你的2个10x数据可以整合公共数据库的2个一起分析
看到华大基因团队的课题组丢在GigaScience杂志的一篇文章:Single-cell transcriptomic landscape of nucleated cells in umbilical cord blood ,链接是:https://academic.oup.com/gigascience/article/8/5/giz047/5484799 ,该研究仅仅是2个志愿者的脐带血单细胞转录组而已,但是成功的跟10X官网的外周血单细胞转录组细胞分群进行对比描述,讲述了一个比较好的生物学故事!
To acquire a transcriptomic map of UCB cells at single-cell resolution, we collected samples of UCB from 2 healthy donors and isolated nucleated cells for single-cell RNA-seq using the 10 × Chromium platform.
After stringent quality control and filtering by multiple criteria (see Methods), transcriptomes of 7,852 and 9,785 single cells from the 2 UCB samples (UCB1 and UCB2) were acquired, detecting a mean of 1,270 and 1,460 genes per cell, respectively.
上面是单细胞转录组数据量的描述,是10X仪器的单细胞转录组数据,并没有看到表达矩阵上传到GEO数据库,但是在NCBI和EBI可以下载原始的fastq数据文件,ID是 PRJNA524398 。
To determine the unique cell subpopulations and the specific state of gene expression in UCB, we used the public single-cell transcriptomics dataset of PB cells for comparison. This dataset includes 2 independently generated libraries (PB1 and PB2), containing a total of 11,948 single-cell profiles of peripheral blood mononuclear cells (PBMCs) measuring 1,069 genes per cell on average. These are at a comparable level with those of the UCB data.
两个数据集的比较如下:
公共数据来源10X官网:https://support.10xgenomics.com/single-cell-gene-expression/datasets
Public single-cell gene expression datasets of PBMCs (PB1 and PB2) were generated from a sample from a single donor. In the present study, PB1 and PB2 correspond to Cell Ranger 2.0.1-processed “8k PBMCs from a healthy donor” and “4k PBMCs from a healthy donor,” respectively。
自有数据采用BGISEQ-500 sequencer,看起来这个文章是为了支撑他们的测序仪的准确性吧。
Purified DNA nanoballs were sequenced using the BGISEQ-500 sequencer, generating reads containing 16 base pairs of 10x™ barcodes, 10 base pairs of UMIs, and 100 base pairs of 3′ complementary DNA sequences. Each library was sequenced in 3 lanes, yielding ∼1.9 billion reads in total
数据上传到了两个地方:
The raw data reported in this study are deposited in the NCBI Sequence Read Archive under bioproject No. PRJNA524398 and in the CNGB Nucleotide Sequence Archive (CNSA) (CNSA: https://db.cngb.org/cnsa/) with accession No. CNP0000090.

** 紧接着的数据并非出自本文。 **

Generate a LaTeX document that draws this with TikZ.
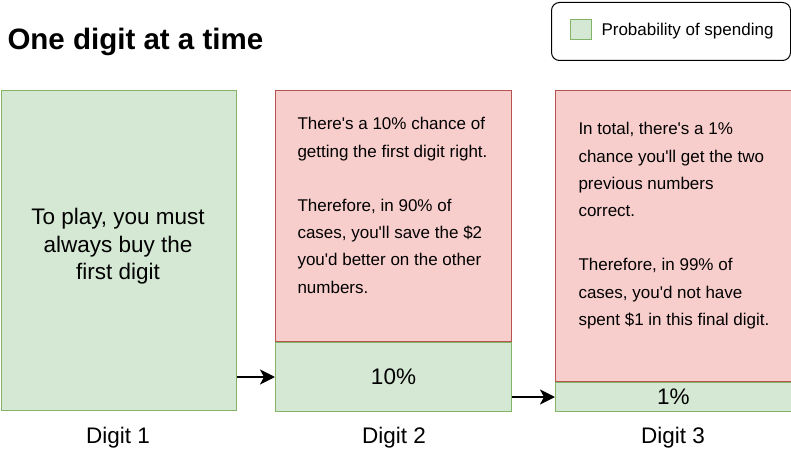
\documentclass[tikz,border=0pt]{standalone}
\usepackage{fontspec}
\setmainfont{Liberation Sans}[Ligatures=TeXOff]
\usepackage{xcolor}
\definecolor{mygreen}{RGB}{213,232,212}
\definecolor{mygreenline}{RGB}{130,179,102}
\definecolor{myred}{RGB}{248,206,204}
\definecolor{myredline}{RGB}{184,84,80}
\usetikzlibrary{arrows.meta}

\begin{document}
\begin{tikzpicture}[x=1pt,y=-1pt,line width=1pt,
	jian/.style={-{Stealth[length=15pt,width=15pt,inset=4pt]},line width=2.5pt}]
	\tikzstyle{lv}=[draw=mygreenline,fill=mygreen,inner sep=0pt,anchor=north west,minimum width=236pt];
	\tikzstyle{hong}=[draw=myredline,fill=myred,inner sep=0pt,anchor=north west,minimum width=236pt];
	\tikzstyle{da}=[font=\fontsize{22.5}{27.5}\selectfont];
	\tikzstyle{xiao}=[font=\fontsize{17}{27.2}\selectfont,inner sep=0pt,align=left,anchor=north west];
	\useasboundingbox (0,0) rectangle (791,462);
	%% Title
	\node[font=\fontsize{29.5}{34}\selectfont\bfseries,anchor=base west,inner sep=0pt] (title) at (7,50) {One digit at a time};
	%% Legend
	\node[draw,rounded corners=8pt,minimum width=239pt,minimum height=58pt,anchor=north west,inner sep=0pt] (leg) at (551,2) {};
	\node[lv,minimum width=21pt,minimum height=20pt,anchor=center] (key) at (580.5,30) {};
	\node[font=\fontsize{17}{20}\selectfont,anchor=base west,inner sep=0pt] (keytxt) at (601,36) {Probability of spending};
	%% Digit 1
	\node[lv,minimum width=235.5pt,minimum height=320pt] (d1) at (0.5,90) {};
	\node[da,align=center,anchor=north,inner sep=0pt] (t1) at (118,208) {To play, you must\\always buy the\\first digit};
	%% Digit 2
	\node[hong,minimum height=251pt] (r2) at (275,90) {};
	\node[lv,minimum height=69pt,da] (g2) at (r2.south west) {10\%};
	\node[xiao] (t2) at (297,117) {There's a 10\% chance of\\getting the first digit right.\\[27.2pt]Therefore, in 90\% of\\cases, you'll save the \$2\\you'd better on the other\\numbers.};
	%% Digit 3
	\node[hong,minimum width=235.5pt,minimum height=291pt] (r3) at (555,90) {};
	\node[lv,minimum width=235.5pt,minimum height=29pt,da] (g3) at (r3.south west) {1\%};
	\node[xiao] (t3) at (578,122) {In total, there's a 1\%\\chance you'll get the two\\previous numbers\\correct.\\[27.2pt]Therefore, in 99\% of\\cases, you'd not have\\spent \$1 in this final digit.};
	%% Arrows
	\draw[jian] (d1.east |- g2.west) -- (g2.west);
	\draw[jian] (g2.east |- g3.west) -- (g3.west);
	%% Labels
	\node[da,anchor=base] (lab1) at (118,443) {Digit 1};
	\node[da,anchor=base] (lab2) at (394,443) {Digit 2};
	\node[da,anchor=base] (lab3) at (673,443) {Digit 3};
\end{tikzpicture}
\end{document}
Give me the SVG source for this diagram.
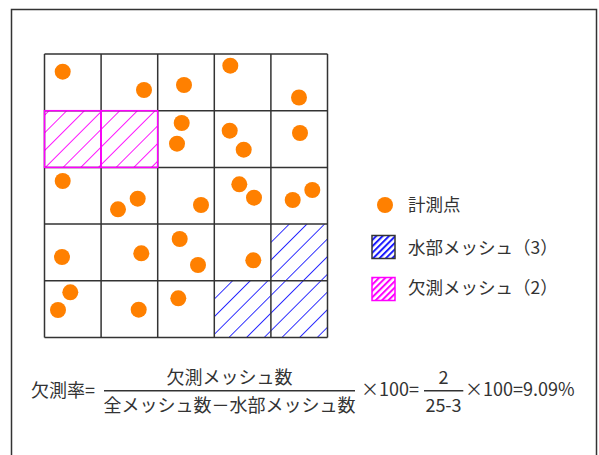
<svg xmlns="http://www.w3.org/2000/svg" width="599" height="455" viewBox="0 0 599 455">
<style>
text{font-family:"Noto Sans CJK JP","Noto Sans",sans-serif;fill:#333}
.t17{font-size:17.5px}
.t18{font-size:18px}
.pt{fill:#ff8000}
.grid{stroke:#333;stroke-width:1.5;fill:none}
</style>
<defs>
<pattern id="hb" patternUnits="userSpaceOnUse" width="12.5" height="12.5" patternTransform="rotate(45)">
<line x1="0" y1="0" x2="0" y2="12.5" stroke="#1a1aff" stroke-width="1.8"/>
</pattern>
<pattern id="hm" patternUnits="userSpaceOnUse" width="12.5" height="12.5" patternTransform="rotate(45)">
<line x1="0" y1="0" x2="0" y2="12.5" stroke="#ff00ff" stroke-width="1.8"/>
</pattern>
<pattern id="hbs" patternUnits="userSpaceOnUse" width="4.5" height="4.5" patternTransform="rotate(45)">
<line x1="1" y1="0" x2="1" y2="4.5" stroke="#1a1aff" stroke-width="2"/>
</pattern>
<pattern id="hms" patternUnits="userSpaceOnUse" width="4.5" height="4.5" patternTransform="rotate(45)">
<line x1="1" y1="0" x2="1" y2="4.5" stroke="#ff00ff" stroke-width="2"/>
</pattern>
</defs>
<rect width="599" height="455" fill="#fff"/>
<rect id="frame" x="11.5" y="9.5" width="585" height="460" fill="none" stroke="#333" stroke-width="1.5"/>

<g id="water-cells">
<rect x="270.9" y="224.1" width="56.6" height="56.7" fill="url(#hb)"/>
<rect x="214.3" y="280.8" width="56.6" height="56.7" fill="url(#hb)"/>
<rect x="270.9" y="280.8" width="56.6" height="56.7" fill="url(#hb)"/>
</g>
<g id="missing-cells-fill">
<rect x="44.5" y="110.7" width="113.2" height="56.7" fill="url(#hm)"/>
</g>
<g id="grid" class="grid">
<path d="M44.5 54V337.5M101.1 54V337.5M157.7 54V337.5M214.3 54V337.5M270.9 54V337.5M327.5 54V337.5"/>
<path d="M44.5 54H327.5M44.5 110.7H327.5M44.5 167.4H327.5M44.5 224.1H327.5M44.5 280.8H327.5M44.5 337.5H327.5"/>
</g>
<g id="missing-cells" fill="none" stroke="#ff00ff" stroke-width="1.5">
<rect x="44.5" y="110.7" width="56.6" height="56.7"/>
<rect x="101.1" y="110.7" width="56.6" height="56.7"/>
</g>

<g id="points" class="pt">
<circle cx="62.7" cy="71.7" r="8"/>
<circle cx="144" cy="90" r="8"/>
<circle cx="184" cy="85" r="8"/>
<circle cx="230.3" cy="65.7" r="8"/>
<circle cx="299" cy="97.5" r="8"/>
<circle cx="181.7" cy="123" r="8"/>
<circle cx="177" cy="143.7" r="8"/>
<circle cx="229.7" cy="130.7" r="8"/>
<circle cx="243.7" cy="149.7" r="8"/>
<circle cx="300" cy="133" r="8"/>
<circle cx="62.7" cy="181" r="8"/>
<circle cx="137.7" cy="198.7" r="8"/>
<circle cx="118" cy="209.3" r="8"/>
<circle cx="201" cy="205" r="8"/>
<circle cx="239.3" cy="184.3" r="8"/>
<circle cx="254" cy="197.7" r="8"/>
<circle cx="312.3" cy="190" r="8"/>
<circle cx="292.7" cy="200" r="8"/>
<circle cx="62" cy="257" r="8"/>
<circle cx="141.3" cy="253.3" r="8"/>
<circle cx="179.7" cy="239" r="8"/>
<circle cx="198" cy="265" r="8"/>
<circle cx="253.3" cy="260.3" r="8"/>
<circle cx="70.3" cy="292.3" r="8"/>
<circle cx="58" cy="310" r="8"/>
<circle cx="138.7" cy="309.7" r="8"/>
<circle cx="178.3" cy="298.3" r="8"/>
</g>

<g id="legend-point">
<circle class="pt" cx="385" cy="205" r="8"/>
<text class="t17" x="408" y="211">計測点</text>
</g>
<g id="legend-water">
<rect x="372" y="235.5" width="23" height="23" fill="url(#hbs)" stroke="#333" stroke-width="1.5"/>
<text class="t17" x="408" y="254">水部メッシュ（3）</text>
</g>
<g id="legend-missing">
<rect x="372" y="277.5" width="23" height="23" fill="url(#hms)" stroke="#ff00ff" stroke-width="1.5"/>
<text class="t17" x="408" y="294">欠測メッシュ（2）</text>
</g>

<g id="formula" class="t18">
<text x="31" y="397">欠測率=</text>
<line x1="104" y1="390.7" x2="355" y2="390.7" stroke="#333" stroke-width="1.5"/>
<text x="229.5" y="383.5" text-anchor="middle">欠測メッシュ数</text>
<text x="229.5" y="412" text-anchor="middle">全メッシュ数－水部メッシュ数</text>
<text x="361" y="396">×100=</text>
<line x1="424" y1="390.7" x2="463.3" y2="390.7" stroke="#333" stroke-width="1.5"/>
<text x="443.5" y="384" text-anchor="middle">2</text>
<text x="443.5" y="411.7" text-anchor="middle">25-3</text>
<text x="465" y="396">×100=9.09%</text>
</g>
</svg>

其中作者测试了3个方法矫正技术误差,To minimize any technical variance that could lead to misinterpretation of the data, we rigorously tested 3 widely used algorithms for batch effect correction, namely, CCA, SVA, and MNN. Based on a quantitative evaluation of cell segregation in the tSNE space, MNN and CCA appeared comparable and effective for our datasets, although MNN scored marginally higher.
文章的描述如下:
To isolate biological variance from the interfering technical variances in the remaining data, we employed 3 independent computational methods, canonical correlation analysis (CCA) [19], surrogate variable analysis (SVA) [20], and mutual nearest neighbors (MNN) [21], to systemically correct the potential technical variance (Supplementary Fig. S2A–D).
最后选择了 mutual nearest neighbors (MNN) 方法,而不是我们一直推荐的CCA:
Results indicated that the MNN algorithm most successfully eliminated the batch effect in the current dataset (Supplementary Fig. S2E and F). Thus, we proceeded to use MNN-corrected expression matrices for the Seurat pipeline and all subsequent analysis.
假如你的10X样品数据量也不够
试试看自己领域的公共数据库,虽然算不上多如牛毛,但基本上十几个公共数据集还是可以找到的,比较10X走入了寻常百姓家!